Overview

Scraping a document consists of three stages:

  1. Building a DOM tree out of the document. This is a straightforward operation for an XML document. For an HTML document, Piculet will first try to convert it into XHTML, and then build the tree from that.
  2. Preprocessing the tree. This is an optional stage. In some cases it might be helpful to do some changes on the tree to simplify the extraction process.
  3. Extracting data out of the tree.

The preprocessing and extraction stages are expressed as part of a scraping specification. The specification is a mapping which can be stored in a file format that can represent a mapping, such as JSON or YAML. Details about the specification are given in later chapters.

Command-line interface

The command-line interface reads the document from the standard input. After downloading the example files shining.html and movie.json, run the command:

$ cat shining.html | piculet -s movie.json

This should print the following output:

{
  "cast": [
    {
      "character": "Jack Torrance",
      "link": "/people/2",
      "name": "Jack Nicholson"
    },
    {
      "character": "Wendy Torrance",
      "link": "/people/3",
      "name": "Shelley Duvall"
    }
  ],
  "director": {
    "link": "/people/1",
    "name": "Stanley Kubrick"
  },
  "genres": [
    "Horror",
    "Drama"
  ],
  "language": "English",
  "review": "Fantastic movie. Definitely recommended.",
  "runtime": "144 minutes",
  "title": "The Shining",
  "year": 1980
}

For HTML documents, the --html option has to be used. For example, to extract some data from the Wikipedia page for David Bowie, download the wikipedia.json file and run the command:

$ curl -s "https://en.wikipedia.org/wiki/David_Bowie" | piculet -s wikipedia.json --html

This should print the following output:

{
  "birthplace": "Brixton, London, England",
  "born": "1947-01-08",
  "name": "David Bowie",
  "occupation": [
    "Singer",
    "songwriter",
    "actor"
  ]
}

In the same command, change the name part of the URL to Merlene_Ottey and you will get similar data for Merlene Ottey. Note that since the markup used in Wikipedia pages for persons varies, the kinds of data you get with this specification will also vary.

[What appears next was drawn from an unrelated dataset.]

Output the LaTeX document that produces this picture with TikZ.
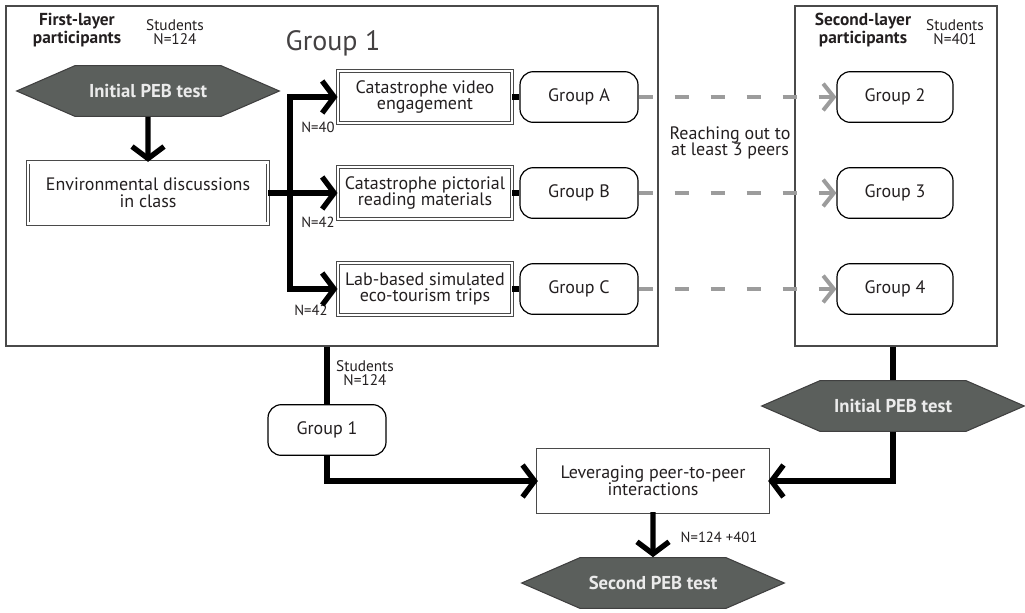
\documentclass[tikz,border=0pt]{standalone}
\usepackage{fontspec}
\setmainfont{PT Sans}
\usetikzlibrary{arrows.meta,shapes.symbols}

\definecolor{hexgray}{HTML}{5B5F5C}
\definecolor{linegray}{HTML}{4A4A4A}
\definecolor{dashgray}{HTML}{9C9C9C}
\definecolor{txt}{HTML}{231F20}

\tikzset{
    layerbox/.style={draw=linegray, line width=1pt, inner sep=0pt},
    pebtest/.style={signal, signal to=east and west, signal pointer angle=47,
        draw=black!75, line width=0.8pt, fill=hexgray, text=white!92!black,
        font=\fontsize{14}{14}\selectfont\bfseries,
        minimum width=197pt, minimum height=38pt, inner sep=0pt},
    activity/.style={draw=linegray, double, double distance=1.8pt, line width=0.7pt,
        align=center, font=\fontsize{13.5}{12.5}\selectfont, inner sep=0pt},
    grp/.style={draw=black, line width=0.9pt, rounded corners=10pt,
        minimum width=88.5pt, minimum height=38pt, font=\fontsize{13.5}{13}\selectfont},
    flow/.style={line width=4pt, >={Straight Barb[length=9pt,width=24pt]}},
    link/.style={line width=4pt},
    reach/.style={dashgray, line width=3pt, dash pattern=on 11pt off 16pt,
        -{Straight Barb[length=8pt,width=20pt]}},
    note/.style={font=\fontsize{11.5}{10.5}\selectfont, align=center, inner sep=0pt},
    head/.style={font=\fontsize{13}{11}\selectfont\bfseries, align=center, inner sep=0pt}
}

\begin{document}
\begin{tikzpicture}[x=0.75pt, y=-0.75pt, every node/.append style={text=txt}]
    \useasboundingbox (0,0) rectangle (1025,612);
    \node[layerbox, minimum width=489pt, minimum height=255pt] (layer1) at (332,176) {};
    \node[layerbox, minimum width=151.5pt, minimum height=255pt] (layer2) at (896,176) {};
    \node[head] (head1) at (77,30) {First-layer\\participants};
    \node[note] (num1) at (175,32) {Students\\N=124};
    \node[font=\fontsize{21}{21}\selectfont, text=txt!85] (title1) at (333,43) {Group 1};
    \node[head] (head2) at (863,30) {Second-layer\\participants};
    \node[note] (num2) at (955,32) {Students\\N=401};

    \node[pebtest] (test1) at (148,91) {Initial PEB test};
    \node[activity, minimum width=180pt, minimum height=46pt] (discuss) at (148,193)
        {Environmental discussions\\in class};
    \draw[flow, ->] (test1) -- (discuss);

    \coordinate (bus) at (290,193);
    \foreach \k/\y/\what/\n/\nx/\ny/\g in {
        A/97/{Catastrophe video\\engagement}/40/318/127/2,
        B/193/{Catastrophe pictorial\\reading materials}/42/318/222/3,
        C/289/{Lab-based simulated\\eco-tourism trips}/42/311/310/4} {
        \node[activity, minimum width=130.5pt, minimum height=39pt] (act\k) at (425,\y) {\what};
        \node[grp] (grp\k) at (579,\y) {Group \k};
        \node[grp, minimum width=87pt] (grp\g) at (895,\y) {Group \g};
        \node[note, font=\fontsize{11}{11}\selectfont] (size\k) at (\nx,\ny) {N=\n};
        \draw[link] (act\k) -- (grp\k);
        \draw[reach] (grp\k) -- (grp\g);
    }
    \draw[flow, <->] (actA.west) -- (bus |- actA) -- (bus |- actC) -- (actC.west);
    \draw[flow, ->] (discuss.east) -- (actB.west);
    \node[font=\fontsize{13.5}{12.5}\selectfont, align=center] (reachtxt) at (730,143)
        {Reaching out to\\at least 3 peers};

    \node[grp] (grp1) at (327,430) {Group 1};
    \node[note] (num3) at (365,373) {Students\\N=124};
    \node[activity, minimum width=172pt, minimum height=46pt] (peer) at (653,481)
        {Leveraging peer-to-peer\\interactions};
    \node[pebtest] (test2) at (893,406) {Initial PEB test};
    \node[pebtest] (test3) at (653,583) {Second PEB test};
    \node[note, font=\fontsize{11}{11}\selectfont] (num4) at (719,537) {N=124 +401};
    \draw[link] (grp1.north |- layer1.south) -- (grp1.north);
    \draw[flow, ->] (grp1.south) |- (peer.west);
    \draw[link] (test2.north |- layer2.south) -- (test2.north);
    \draw[flow, ->] (test2.south) |- (peer.east);
    \draw[flow, ->] (peer) -- (test3);
\end{tikzpicture}
\end{document}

Piculet can also be used as a simplistic HTML to XHTML converter by invoking it with the --h2x option:

$ cat foo.html | piculet --h2x

YAML support

To use YAML for specification, Piculet has to be installed with YAML support:

pip install piculet[yaml]

Note that this will install an external module for parsing YAML files.

The YAML version of the configuration example above can be found in movie.yaml.